Rebelling justly:Gamson et al and the links Conformity and Obedience research

Gamson et al (1982)

Aim: To investigate whether people would disobey in a situation where they were encouraged to rebel against an unjust authority

Procedure: Participants were obtained from volunteer sampling, as participants were respondents from an advertisement. The participants were told that they would be discussing `Standards of behaviour in the community’ . Groups of 9 were used, and at the start of the discussion were met by a representative of the Manufacturers Human Relations Consultants(MHRC), who also made it known that the discussion was being filmed. He presented information of legal action taken by an oil company on a petrol station manager( they sacked him). The company claimed that the manager was `offensive to the local community’, but the manager argued that he’d been sacked for speaking out about the high petrol prices on t.v. MHRC representative made it clear that he wanted the group to argue in favour of the company, and made it obvious that their personal opinions were irrelevant. It was also noted that the filming ceased when an argument was made in favour of the manager. After the discussion a consent form was presented to the participants and asked to be signed.

Findings: Participants rebelled, with 32 out of 33 groups resisted in some way and 25 out of the 33 had the majority of the group refuse to sign the form. Furthermore 9 groups threatened legal action on MHRC.

Conclusion: People can rebel against unjust authority, and opposes Milgram’s findings to an extent

Links to Conformity and Obedience

A potential reason for the increased disobedience in Gamson’s study than in other studies, such as Milgram, was the presence of systematic processing-which was put forward by Smith and Mackie (2000) , when evaluating why Gamson’s participants disobeyed. Systematic processing is when people have time to consider their actions. This increases chance of disobedience because they have the ability to contemplate what they’ve been asked to do. This factor correlates directly to a situational factor that provides a reason for the obedience in Milgram’s study-graduated commitment. This is when people have to react or answer quickly as the action that is being asked to carry out starts off simple or acceptable but graduates to something more unthinkable, which makes it harder to back out of an experiment or disobey  because you do not have the time to reflect on what’s been asked of you(Smith and Mackie 2003).
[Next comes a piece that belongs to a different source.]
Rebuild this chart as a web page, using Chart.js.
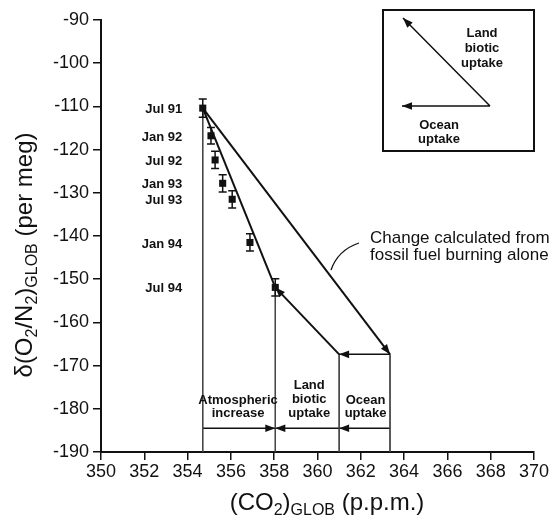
<!DOCTYPE html>
<html><head><meta charset="utf-8">
<script src="https://cdn.jsdelivr.net/npm/chart.js@4.4.1/dist/chart.umd.min.js"></script>
<style>html,body{margin:0;padding:0;background:#fff;}#wrap{width:553px;height:522px;}</style>
</head><body><div id="wrap"><canvas id="c" width="553" height="522"></canvas></div>
<script>
// ---- data ----
const months = ['Jul 91','Jan 92','Jul 92','Jan 93','Jul 93','Jan 94','Jul 94'];
const co2 = [354.70, 355.08, 355.27, 355.62, 356.06, 356.88, 358.05];
const o2 = [-110.4, -116.8, -122.4, -127.8, -131.5, -141.5, -151.9];
const errBars = [2.1, 1.9, 2.0, 2.0, 2.0, 2.0, 2.0];
const fossilEndCO2 = 363.35;      // end of fossil-fuel-only vector
const vectorEndO2 = -167.4;       // O2 level at end of fossil vector
const oceanEndCO2 = 361.0;        // end of ocean-uptake vector
const bracketO2 = -184.5;         // level of the lower bracket arrows
const xTicks = [350,352,354,356,358,360,362,364,366,368,370];
const yTicks = [-190,-180,-170,-160,-150,-140,-130,-120,-110,-100,-90];

const FONT = '"Liberation Sans", Arial, Helvetica, sans-serif';
const last = co2.length - 1;
const P = (x, y) => ({x, y});

function lineDS(pts, w, arrow, color) {
  return {type:'scatter', data: pts, showLine: true, borderColor: color || '#111',
    borderWidth: w, pointRadius: 0, pointHoverRadius: 0, fill: false, arrow: !!arrow, tension: 0};
}

const datasets = [
  lineDS([P(co2[0], o2[0]), P(co2[last], o2[last])], 2),
  lineDS([P(co2[0], o2[0]), P(fossilEndCO2, vectorEndO2)], 2, true),
  lineDS([P(fossilEndCO2, vectorEndO2), P(oceanEndCO2, vectorEndO2)], 1.5, true),
  lineDS([P(oceanEndCO2, vectorEndO2), P(co2[last], o2[last])], 2, true),
  lineDS([P(co2[0], o2[0]), P(co2[0], yTicks[0])], 1, false, '#444'),
  lineDS([P(co2[last], o2[last]), P(co2[last], yTicks[0])], 1, false, '#444'),
  lineDS([P(oceanEndCO2, vectorEndO2), P(oceanEndCO2, yTicks[0])], 1, false, '#444'),
  lineDS([P(fossilEndCO2, vectorEndO2), P(fossilEndCO2, yTicks[0])], 1, false, '#444'),
  lineDS([P(co2[0], bracketO2), P(co2[last], bracketO2)], 1.5, true),
  lineDS([P(oceanEndCO2, bracketO2), P(co2[last], bracketO2)], 1.5, true),
  lineDS([P(fossilEndCO2, bracketO2), P(oceanEndCO2, bracketO2)], 1.5, true),
  {type:'scatter', data: co2.map((c,i)=>P(c,o2[i])), pointStyle:'rect', pointRadius:5,
   pointBackgroundColor:'#111', pointBorderColor:'#111', pointBorderWidth:0, showLine:false}
];

function arrowHead(ctx, x0, y0, x1, y1, len, hw) {
  const a = Math.atan2(y1 - y0, x1 - x0);
  ctx.save();
  ctx.translate(x1, y1); ctx.rotate(a);
  ctx.beginPath(); ctx.moveTo(0,0); ctx.lineTo(-len, -hw); ctx.lineTo(-len, hw); ctx.closePath();
  ctx.fillStyle = '#111'; ctx.fill();
  ctx.restore();
}

function drawSegs(ctx, segs, x, y, align) {
  let total = 0;
  segs.forEach(s => { ctx.font = s.f; total += ctx.measureText(s.t).width; });
  let cx = align === 'center' ? x - total/2 : x;
  segs.forEach(s => { ctx.font = s.f; ctx.fillText(s.t, cx, y + (s.dy||0)); cx += ctx.measureText(s.t).width; });
}

const deco = {
  id:'deco',
  afterDatasetsDraw(chart) {
    const ctx = chart.ctx, xs = chart.scales.x, ys = chart.scales.y;
    ctx.save();
    chart.data.datasets.forEach((ds, i) => {
      if (!ds.arrow) return;
      const m = chart.getDatasetMeta(i).data;
      const a = m[m.length-2], b = m[m.length-1];
      arrowHead(ctx, a.x, a.y, b.x, b.y, 10, 3.8);
    });
    ctx.strokeStyle = '#111'; ctx.lineWidth = 1.5;
    co2.forEach((c, i) => {
      const px = xs.getPixelForValue(c);
      const t = ys.getPixelForValue(o2[i] + errBars[i]);
      const b = ys.getPixelForValue(o2[i] - errBars[i]);
      ctx.beginPath();
      ctx.moveTo(px, t); ctx.lineTo(px, b);
      ctx.moveTo(px-4, t); ctx.lineTo(px+4, t);
      ctx.moveTo(px-4, b); ctx.lineTo(px+4, b);
      ctx.stroke();
    });
    ctx.fillStyle = '#111';
    ctx.font = 'bold 13px ' + FONT; ctx.textAlign = 'right'; ctx.textBaseline = 'middle';
    const lx = xs.getPixelForValue(353.75);
    months.forEach((m, i) => ctx.fillText(m, lx, ys.getPixelForValue(o2[i]) + 1.5));
    ctx.textAlign = 'center';
    const x0 = xs.getPixelForValue(co2[0]), x1 = xs.getPixelForValue(co2[last]);
    const x2 = xs.getPixelForValue(oceanEndCO2), x3 = xs.getPixelForValue(fossilEndCO2);
    const by = ys.getPixelForValue(bracketO2);
    ctx.fillText('Atmospheric', (x0+x1)/2 - 1, by - 28);
    ctx.fillText('increase', (x0+x1)/2 - 1, by - 15);
    ctx.fillText('Land', (x1+x2)/2 + 2, by - 43);
    ctx.fillText('biotic', (x1+x2)/2 + 2, by - 29);
    ctx.fillText('uptake', (x1+x2)/2 + 2, by - 15);
    ctx.fillText('Ocean', (x2+x3)/2 + 1, by - 28);
    ctx.fillText('uptake', (x2+x3)/2 + 1, by - 15);
    ctx.font = '17px ' + FONT; ctx.textAlign = 'left';
    ctx.fillText('Change calculated from', 370, 238);
    ctx.fillText('fossil fuel burning alone', 370, 255);
    ctx.lineWidth = 1.3;
    ctx.beginPath(); ctx.moveTo(359, 243); ctx.quadraticCurveTo(338, 250, 331, 270); ctx.stroke();
    // inset schematic
    ctx.lineWidth = 2;
    ctx.strokeRect(383, 10, 151, 141);
    ctx.lineWidth = 1.5;
    ctx.beginPath(); ctx.moveTo(490, 106); ctx.lineTo(403, 18); ctx.moveTo(490,106); ctx.lineTo(402,106); ctx.stroke();
    arrowHead(ctx, 490, 106, 403, 18, 10, 3.8);
    arrowHead(ctx, 490, 106, 402, 106, 10, 3.8);
    ctx.font = 'bold 13px ' + FONT; ctx.textAlign = 'center';
    ctx.fillText('Land', 482, 33); ctx.fillText('biotic', 482, 48); ctx.fillText('uptake', 482, 63);
    ctx.fillText('Ocean', 439, 125); ctx.fillText('uptake', 439, 139);
    // axis titles
    ctx.textBaseline = 'alphabetic'; ctx.textAlign = 'left';
    const big = '24px ' + FONT, sub = '16px ' + FONT;
    drawSegs(ctx, [{t:'(CO',f:big},{t:'2',f:sub,dy:5},{t:')',f:big},{t:'GLOB',f:sub,dy:5},{t:' (p.p.m.)',f:big}], 327, 510, 'center');
    ctx.save(); ctx.translate(32, 255); ctx.rotate(-Math.PI/2);
    drawSegs(ctx, [{t:'\u03b4(O',f:big},{t:'2',f:sub,dy:5},{t:'/N',f:big},{t:'2',f:sub,dy:5},{t:')',f:big},{t:'GLOB',f:sub,dy:5},{t:' (per meg)',f:big}], 0, 0, 'center');
    ctx.restore();
    ctx.restore();
  }
};

const bg = { id:'bg', beforeDraw(c){ const x=c.ctx; x.save(); x.fillStyle='#fff'; x.fillRect(0,0,c.width,c.height); x.restore(); } };

new Chart(document.getElementById('c'), {
  type: 'scatter',
  data: { datasets },
  options: {
    responsive: false, animation: false, devicePixelRatio: 1,
    layout: { padding: { top: 20, right: 19, left: 0, bottom: 0 } },
    plugins: { legend: {display:false}, tooltip: {enabled:false}, title:{display:false} },
    scales: {
      x: { type:'linear', min: xTicks[0], max: xTicks[xTicks.length-1],
        afterBuildTicks: s => { s.ticks = xTicks.map(v => ({value: v})); },
        afterFit: s => { s.height = 70; },
        grid: { drawOnChartArea:false, drawTicks:true, tickLength:8, color:'#111', lineWidth:1.5 },
        border: { display:true, color:'#111', width:2 },
        ticks: { color:'#111', font:{family:FONT, size:18}, padding:1, maxRotation:0, autoSkip:false, callback: v => String(v) } },
      y: { type:'linear', min: yTicks[0], max: yTicks[yTicks.length-1],
        afterBuildTicks: s => { s.ticks = yTicks.map(v => ({value: v})); },
        afterFit: s => { s.width = 101; },
        grid: { drawOnChartArea:false, drawTicks:true, tickLength:8, color:'#111', lineWidth:1.5 },
        border: { display:true, color:'#111', width:2 },
        ticks: { color:'#111', font:{family:FONT, size:18}, padding:4, autoSkip:false, callback: v => String(v) } }
    }
  },
  plugins: [bg, deco]
});
</script></body></html>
Another factor suggested by Smith and Mackie(2000) was that obedience was low because of the importance of a group. They said that people would not have disobeyed if they were on their own and nobody else shared their opinion. However because the group showed strong group identity they were able to decide amongst themselves that the consent form was unreasonable. This could be explained by Social Identity Theory which states that people self-categorise themselves into groups, and these serve as reference groups. This relates to Gamson’s study as the participants could have self categorised themselves as the `in’ group and the MHRC acted as the `out’ group (Tajfel and Turner). This divide between the two groups results in Meta contrast principle which is when the differences between the groups are maximised. So, in the context of Gamson, there is a perceived void between the participants and the MHRC.

Some of the participants could have actually agreed that the oil company was in the wrong and wouldn’t have minded signing the consent form, however they didn’t want to stand out, so they change their public opinion to  suit the others’. This is called compliance as their private opinion stays the same but they publicly say something else.

Another factor that links back to a previous section of Social, is the prestige of the setting of the experiment. Gamson et al’s study was carried out in a local Holiday Inn, and found high levels of disobedience. On the other hand, Milgram’s study took place at Yale University and found low levels of disobedience. Therefore it could be argued that the prestige of the setting affects levels of obedience-which has been investigated by Milgram and found this claim to be true, as there was lower levels of obedience when a different, lesser prestige location was used.